** Begin Given material **

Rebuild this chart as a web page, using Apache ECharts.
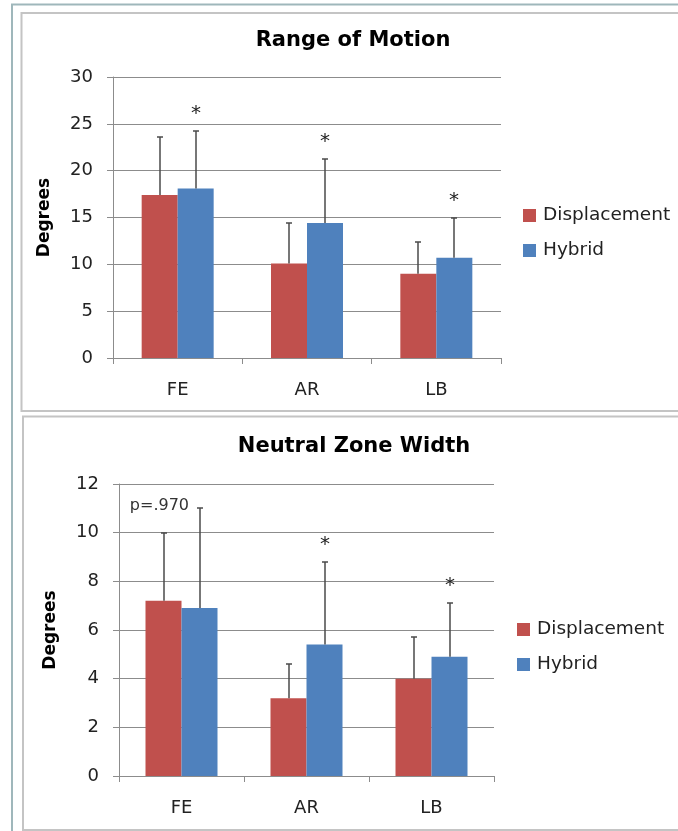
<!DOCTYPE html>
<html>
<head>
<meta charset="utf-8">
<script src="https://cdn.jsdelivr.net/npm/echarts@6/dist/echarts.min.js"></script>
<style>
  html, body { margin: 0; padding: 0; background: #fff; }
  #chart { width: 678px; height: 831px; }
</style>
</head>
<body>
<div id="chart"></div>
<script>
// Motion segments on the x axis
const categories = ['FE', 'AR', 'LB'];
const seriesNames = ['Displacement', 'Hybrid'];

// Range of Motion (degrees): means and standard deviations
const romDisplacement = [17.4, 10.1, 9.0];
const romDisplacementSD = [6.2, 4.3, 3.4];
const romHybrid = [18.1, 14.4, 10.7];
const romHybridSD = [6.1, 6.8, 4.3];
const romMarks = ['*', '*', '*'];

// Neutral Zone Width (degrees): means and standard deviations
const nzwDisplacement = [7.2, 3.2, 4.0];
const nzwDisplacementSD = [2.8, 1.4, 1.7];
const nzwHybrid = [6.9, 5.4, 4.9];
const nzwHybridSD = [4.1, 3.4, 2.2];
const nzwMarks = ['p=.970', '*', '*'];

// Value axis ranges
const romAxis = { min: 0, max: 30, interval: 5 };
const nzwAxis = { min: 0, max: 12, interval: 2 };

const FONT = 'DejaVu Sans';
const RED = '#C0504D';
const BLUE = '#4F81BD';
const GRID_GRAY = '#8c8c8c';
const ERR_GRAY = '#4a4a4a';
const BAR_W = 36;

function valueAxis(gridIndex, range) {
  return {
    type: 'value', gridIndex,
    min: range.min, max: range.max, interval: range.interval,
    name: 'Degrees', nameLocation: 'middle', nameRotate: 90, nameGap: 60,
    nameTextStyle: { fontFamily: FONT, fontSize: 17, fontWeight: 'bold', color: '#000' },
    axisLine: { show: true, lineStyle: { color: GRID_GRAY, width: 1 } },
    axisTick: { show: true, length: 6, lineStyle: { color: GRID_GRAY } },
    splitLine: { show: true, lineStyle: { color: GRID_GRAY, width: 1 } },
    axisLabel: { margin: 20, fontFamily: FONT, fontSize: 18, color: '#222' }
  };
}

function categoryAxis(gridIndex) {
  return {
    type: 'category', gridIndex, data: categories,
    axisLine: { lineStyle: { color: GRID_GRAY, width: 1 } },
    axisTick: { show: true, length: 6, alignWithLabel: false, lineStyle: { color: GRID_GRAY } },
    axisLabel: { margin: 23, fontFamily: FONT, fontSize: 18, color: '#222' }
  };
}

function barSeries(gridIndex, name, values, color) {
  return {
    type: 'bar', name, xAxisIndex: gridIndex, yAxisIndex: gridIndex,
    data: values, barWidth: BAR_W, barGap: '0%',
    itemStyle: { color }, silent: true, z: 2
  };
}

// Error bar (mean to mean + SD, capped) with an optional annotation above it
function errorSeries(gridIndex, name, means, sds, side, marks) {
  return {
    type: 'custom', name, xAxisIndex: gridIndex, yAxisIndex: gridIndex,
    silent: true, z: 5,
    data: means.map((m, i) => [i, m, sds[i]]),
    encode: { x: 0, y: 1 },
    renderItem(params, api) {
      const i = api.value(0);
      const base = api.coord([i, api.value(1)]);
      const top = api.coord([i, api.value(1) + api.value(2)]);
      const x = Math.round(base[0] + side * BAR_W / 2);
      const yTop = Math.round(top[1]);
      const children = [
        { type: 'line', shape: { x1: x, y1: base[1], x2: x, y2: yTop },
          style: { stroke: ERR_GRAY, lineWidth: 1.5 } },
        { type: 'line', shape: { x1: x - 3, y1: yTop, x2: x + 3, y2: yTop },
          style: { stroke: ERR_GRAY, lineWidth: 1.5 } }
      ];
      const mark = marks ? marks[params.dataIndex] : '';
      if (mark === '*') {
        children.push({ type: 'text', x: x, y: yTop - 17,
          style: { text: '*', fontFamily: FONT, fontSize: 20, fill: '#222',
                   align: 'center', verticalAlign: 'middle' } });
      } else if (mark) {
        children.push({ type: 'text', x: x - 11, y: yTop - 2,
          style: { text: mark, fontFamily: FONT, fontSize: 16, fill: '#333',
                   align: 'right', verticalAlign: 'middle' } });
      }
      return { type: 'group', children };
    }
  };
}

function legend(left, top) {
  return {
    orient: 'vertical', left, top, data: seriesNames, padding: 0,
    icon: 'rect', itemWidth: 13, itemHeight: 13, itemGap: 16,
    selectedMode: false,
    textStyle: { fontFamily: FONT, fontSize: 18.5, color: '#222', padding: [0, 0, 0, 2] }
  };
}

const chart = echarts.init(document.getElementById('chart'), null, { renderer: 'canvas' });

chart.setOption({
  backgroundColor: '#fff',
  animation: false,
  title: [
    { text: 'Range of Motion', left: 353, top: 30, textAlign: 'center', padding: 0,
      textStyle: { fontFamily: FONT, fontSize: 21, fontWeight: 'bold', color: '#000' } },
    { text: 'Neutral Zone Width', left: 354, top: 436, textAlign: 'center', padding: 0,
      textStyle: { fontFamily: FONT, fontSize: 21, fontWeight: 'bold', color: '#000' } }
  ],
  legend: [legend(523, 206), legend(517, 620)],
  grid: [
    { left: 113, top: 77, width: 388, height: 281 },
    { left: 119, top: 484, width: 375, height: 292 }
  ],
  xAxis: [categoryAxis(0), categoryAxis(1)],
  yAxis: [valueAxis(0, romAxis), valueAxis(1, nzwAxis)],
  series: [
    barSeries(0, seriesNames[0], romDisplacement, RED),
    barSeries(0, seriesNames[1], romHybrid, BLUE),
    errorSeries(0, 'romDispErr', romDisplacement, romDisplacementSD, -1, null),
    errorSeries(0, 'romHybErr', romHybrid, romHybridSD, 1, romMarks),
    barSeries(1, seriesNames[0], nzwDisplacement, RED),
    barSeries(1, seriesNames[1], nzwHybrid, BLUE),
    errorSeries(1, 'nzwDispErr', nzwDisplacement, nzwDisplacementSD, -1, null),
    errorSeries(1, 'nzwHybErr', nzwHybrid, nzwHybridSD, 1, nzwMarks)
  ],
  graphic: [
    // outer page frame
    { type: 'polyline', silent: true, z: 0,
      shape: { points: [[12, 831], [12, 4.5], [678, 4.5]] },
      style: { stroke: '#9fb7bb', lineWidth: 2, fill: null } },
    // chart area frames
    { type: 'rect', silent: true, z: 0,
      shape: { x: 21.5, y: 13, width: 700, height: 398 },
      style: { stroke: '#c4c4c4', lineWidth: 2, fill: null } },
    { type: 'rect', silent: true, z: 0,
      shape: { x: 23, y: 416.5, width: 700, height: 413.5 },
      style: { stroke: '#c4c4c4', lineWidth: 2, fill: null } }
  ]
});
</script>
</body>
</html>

** End Given material **

* [What to produce]: Restate, line by line and word for word, everything from the top of the material through the line that contains "12, interval: 2". Leave pictures out.

* [Task result]:
Rebuild this chart as a web page, using Apache ECharts.
<!DOCTYPE html>
<html>
<head>
<meta charset="utf-8">
<script src="https://cdn.jsdelivr.net/npm/echarts@6/dist/echarts.min.js"></script>
<style>
  html, body { margin: 0; padding: 0; background: #fff; }
  #chart { width: 678px; height: 831px; }
</style>
</head>
<body>
<div id="chart"></div>
<script>
// Motion segments on the x axis
const categories = ['FE', 'AR', 'LB'];
const seriesNames = ['Displacement', 'Hybrid'];

// Range of Motion (degrees): means and standard deviations
const romDisplacement = [17.4, 10.1, 9.0];
const romDisplacementSD = [6.2, 4.3, 3.4];
const romHybrid = [18.1, 14.4, 10.7];
const romHybridSD = [6.1, 6.8, 4.3];
const romMarks = ['*', '*', '*'];

// Neutral Zone Width (degrees): means and standard deviations
const nzwDisplacement = [7.2, 3.2, 4.0];
const nzwDisplacementSD = [2.8, 1.4, 1.7];
const nzwHybrid = [6.9, 5.4, 4.9];
const nzwHybridSD = [4.1, 3.4, 2.2];
const nzwMarks = ['p=.970', '*', '*'];

// Value axis ranges
const romAxis = { min: 0, max: 30, interval: 5 };
const nzwAxis = { min: 0, max: 12, interval: 2 };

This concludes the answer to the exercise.